As the night progressed, the conversation got heady:
“Allen Ginsberg and Neal Cassady were there that night. Very late, we lay on the floor holding microphones and rapping long nonsensical poetical free jazz that morphed into deep religiosos when we started talking about meeting on the other side and if we believed in it or not. Cassady, the Catholic, said, ‘Doggone, dogma, dog man.’ Kesey, the Baptist, said, ‘Want to fervently believe.’ Babbs, the delayer, said, ‘Won’t know till we get there.’ George Walker, putting it off, said, ‘How about it Allen, what’s the Buddhist take?’ Ginsberg didn’t hesitate. ‘There was a chicken on the side of the road who saw another chicken on the other side. ‘How do I get to the other side?’ he yelled. The other chicken yelled back, ‘You are on the other side.’”
I asked Babbs what happened next. “Dawn crested on the eastern ridge and everyone packed up and went home, leaving not too bad a mess, only a three-day job,” he says.
So beyond the party, the lot and even the drugs, what was it all about?

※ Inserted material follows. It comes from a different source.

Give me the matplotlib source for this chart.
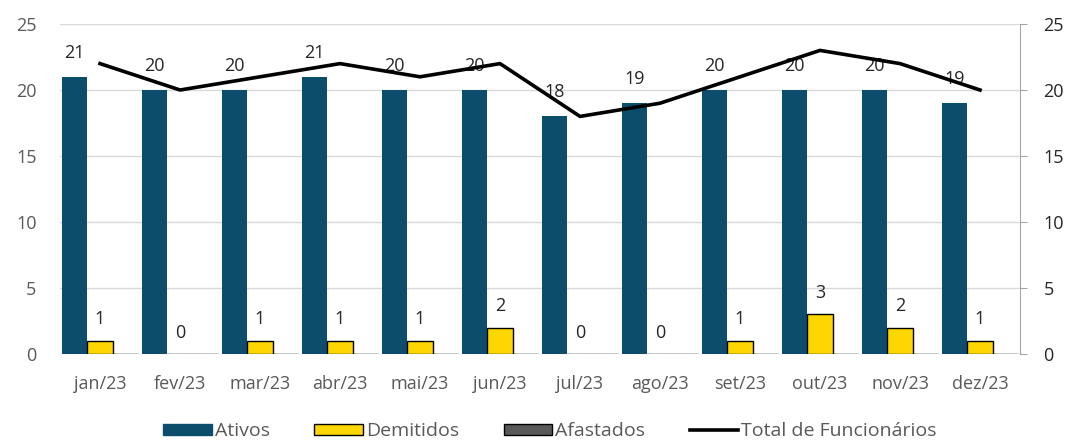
import numpy as np
import matplotlib.pyplot as plt
from matplotlib.patches import Patch
from matplotlib.lines import Line2D

plt.rcParams['font.family'] = ['Open Sans', 'DejaVu Sans']

meses = ['jan/23', 'fev/23', 'mar/23', 'abr/23', 'mai/23', 'jun/23',
         'jul/23', 'ago/23', 'set/23', 'out/23', 'nov/23', 'dez/23']
ativos = [21, 20, 20, 21, 20, 20, 18, 19, 20, 20, 20, 19]
demitidos = [1, 0, 1, 1, 1, 2, 0, 0, 1, 3, 2, 1]
afastados = [0, 0, 0, 0, 0, 0, 0, 0, 0, 0, 0, 0]
total = [22, 20, 21, 22, 21, 22, 18, 19, 21, 23, 22, 20]

c_ativos = '#0b4d6b'
c_dem = '#ffd700'
c_afa = '#595959'
txt = '#262626'
tick_c = '#595959'

x = np.arange(len(meses))
w = 0.315

fig = plt.figure(figsize=(10.72, 4.42), dpi=100)
ax = fig.add_axes([0.056, 0.199, 0.8955, 0.7467])

ax.bar(x - w, ativos, w, color=c_ativos, zorder=2)
ax.bar(x, demitidos, w, color=c_dem, edgecolor='black', linewidth=1, zorder=2)
ax.bar(x + w, afastados, w, color=c_afa, edgecolor='black', linewidth=1, zorder=2)

for xi, v in zip(x - w, ativos):
    ax.annotate(str(v), (xi, v), xytext=(0, 11), textcoords='offset points',
                ha='center', va='bottom', fontsize=13, color=txt)
for xi, v in zip(x, demitidos):
    ax.annotate(str(v), (xi, v), xytext=(0, 9), textcoords='offset points',
                ha='center', va='bottom', fontsize=13, color=txt)

ax.set_xlim(-0.5, len(meses) - 0.5)
ax.set_ylim(0, 25)
ax.set_yticks(range(0, 26, 5))
ax.set_xticks(x)
ax.set_xticklabels(meses)
ax.grid(axis='y', color='#d9d9d9', linewidth=1, zorder=0)
ax.set_axisbelow(True)
for s in ax.spines.values():
    s.set_visible(False)
ax.tick_params(axis='both', length=0, labelsize=13, colors=tick_c)
ax.tick_params(axis='x', pad=15)
ax.tick_params(axis='y', pad=17)

ax2 = ax.twinx()
ax2.plot(x, total, color='black', linewidth=2.6, zorder=5)
ax2.set_ylim(0, 25)
ax2.set_yticks(range(0, 26, 5))
for s in ['top', 'left', 'bottom']:
    ax2.spines[s].set_visible(False)
ax2.spines['right'].set_color('#a6a6a6')
ax2.tick_params(axis='y', length=5, color='#a6a6a6', labelsize=13, labelcolor='#262626', pad=12)

handles = [
    Patch(facecolor=c_ativos, edgecolor=c_ativos),
    Patch(facecolor=c_dem, edgecolor='black'),
    Patch(facecolor=c_afa, edgecolor='black'),
    Line2D([0], [0], color='black', linewidth=2.6),
]
labels = ['Ativos', 'Demitidos', 'Afastados', 'Total de Funcionários']
fig.legend(handles, labels, loc='lower center', bbox_to_anchor=(0.513, -0.035), ncol=4,
           frameon=False, fontsize=14, labelcolor=tick_c, handlelength=2.5,
           handleheight=0.5, handletextpad=0.15, columnspacing=2.3)

fig.savefig('out.png', dpi=100)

There was a feeling many Deadheads had that something, well, extra-special was happening when the Dead with Jerry Garcia, the Grateful Dead, were playing.
Almost four decades later, I can honestly say that I learned almost everything I need to know at Grateful Dead shows. Does it answer the three questions my pops told me I need to always ponder? Perhaps. It’s still evolving, but here’s what I got:
1. Where do we come from? As near as I can figure, we are GMOs whose originators/scientists/farmers/gods are purposely obscured.
2. Why are we here? The only reason we are on this planet is to help each other and keep ourselves entertained until the originators show up again.
3. Where are we going? This one’s easy. Space. But before that, drums.